The Sally Mann effect

I was finally able to see the Sally Mann exhibit at the Virginia Museum of Fine Arts this afternoon with Rebecca. Do yourself a favor and go as soon as humanly possible. It's haunting, it's eerie, it's touching, it'll change the way you think about photography. Beautiful, beautiful work. I am so glad I got to see it in person.

Her thoughts and approach to death and decay are so honest and real, it's really quite jarring to see a person so comfortable with decomposition. Seeing some of the images, especially the photographs she took while she visited the Body Farm, an area where human bodies decompose out in the open for forensic study, were difficult for me as I am quite the opposite of Mann in that death and dying have always made me uneasy.

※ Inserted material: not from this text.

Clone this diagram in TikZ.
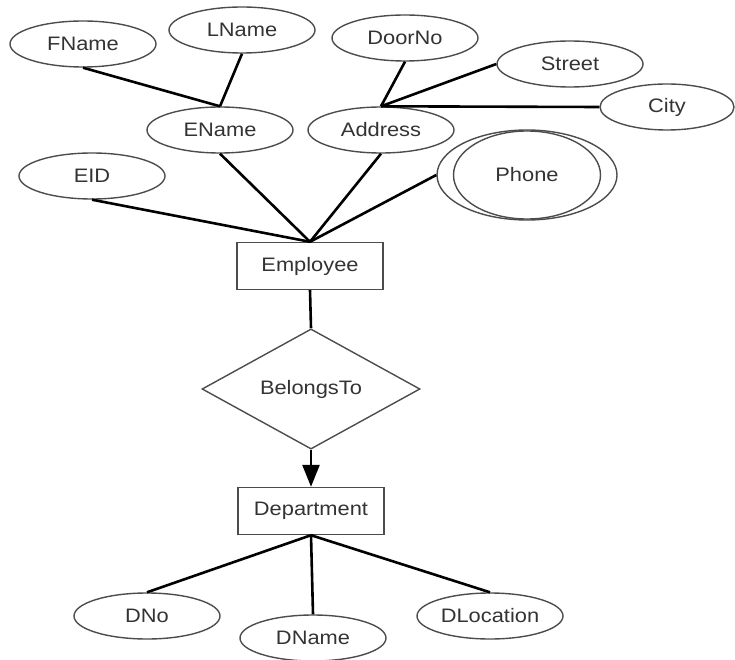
\documentclass[tikz,border=0pt]{standalone}
\usepackage{fontspec}
\setmainfont[FakeStretch=1.12]{Liberation Sans}
\usetikzlibrary{shapes.geometric,arrows.meta}
\begin{document}
\begin{tikzpicture}[x=1pt,y=-1pt,
  txt/.style={text=black!80,font=\fontsize{19.5}{22}\selectfont},
  attr/.style={txt,ellipse,draw=black!70,line width=1.4pt,inner sep=0pt,minimum width=146pt,minimum height=46pt},
  ent/.style={txt,rectangle,draw=black!70,line width=1.4pt,inner sep=0pt,minimum width=146pt,minimum height=47pt},
  rel/.style={txt,diamond,draw=black!70,line width=1.4pt,inner sep=0pt,minimum width=218pt,minimum height=76pt},
  conn/.style={line width=2.6pt,black}]
\useasboundingbox (0,0) rectangle (735,660);
% attributes
\node[attr] (FName) at (83,44) {FName};
\node[attr] (LName) at (242,30) {LName};
\node[attr] (EName) at (220,130) {EName};
\node[attr] (EID) at (92,176) {EID};
\node[attr] (DoorNo) at (405,38) {DoorNo};
\node[attr] (Street) at (570,64) {Street};
\node[attr,minimum width=134pt] (City) at (667,107) {City};
\node[attr] (Address) at (381,130) {Address};
\node[attr,minimum width=180pt,minimum height=90pt] (Phone) at (527,175) {Phone};
\node[attr,minimum width=147pt,minimum height=88pt] (PhoneIn) at (527,175) {};
% entities
\node[ent] (Employee) at (310,266) {Employee};
\node[rel] (BelongsTo) at (311,389) {BelongsTo};
\node[ent] (Department) at (311,511) {Department};
\node[attr] (DNo) at (147,616) {DNo};
\node[attr] (DName) at (313,638) {DName};
\node[attr] (DLocation) at (490,616) {DLocation};
% connectors
\draw[conn] (FName.south) -- (EName.north);
\draw[conn] (LName.south) -- (EName.north);
\draw[conn] (DoorNo.south) -- (Address.north);
\draw[conn] (Street.west) -- (Address.north);
\draw[conn] (City.west) -- (Address.north);
\draw[conn] (EName.south) -- (Employee.north);
\draw[conn] (EID.south) -- (Employee.north);
\draw[conn] (Address.south) -- (Employee.north);
\draw[conn] (Phone.west) -- (Employee.north);
\draw[conn] (Employee.south) -- (BelongsTo.north);
\draw[conn,-{Triangle[length=22pt,width=17pt]}] (BelongsTo.south) -- (Department.north);
\draw[conn] (Department.south) -- (DNo.north);
\draw[conn] (Department.south) -- (DName.north);
\draw[conn] (Department.south) -- (DLocation.north);
\end{tikzpicture}
\end{document}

There was one image in particular that made my skin crawl.

There were a group of 6 smaller, color photographs that made my hair stand on end, but when I got to one that showed a giant cluster of maggots consuming a person's half eaten face, my tongue began to tingle in the back of my throat as if maggots were crawling in my own mouth, my stomach and throat began to retch, and my eyes stung and began to water. I closed my eyes and turned away.

maggots in the toilet, maggots in the toilet
the smell, the god awful smell

It took a minute for me to regain my strength to carry on and open my mind back up to viewing the decay that had hit so close to home.

I've seen cardboard boxes dissolve and become food for fungus. I've seen mold grow on every conceivable item of food. I've seen cat poop turn fuzzy. I've seen the pinks and the greens, the greys and the blacks of fungi. I've breathed in and smelled the simultaneous natural and unnatural smells of the airborne spores of these organisms that inhabited the same space I did for a decade. And yes, I've seen the undulations of maggots feeding off of feces in my toilet.

Just the thought of it all makes me itchy, sink my nails into my scalp and scratch uncontrollably. I want to jump into a scolding hot shower and scrub until my skin is red and inflamed, ensuring I've reached another layer. How did my teenage self endure such trials?

Living with the decay was worse than dying.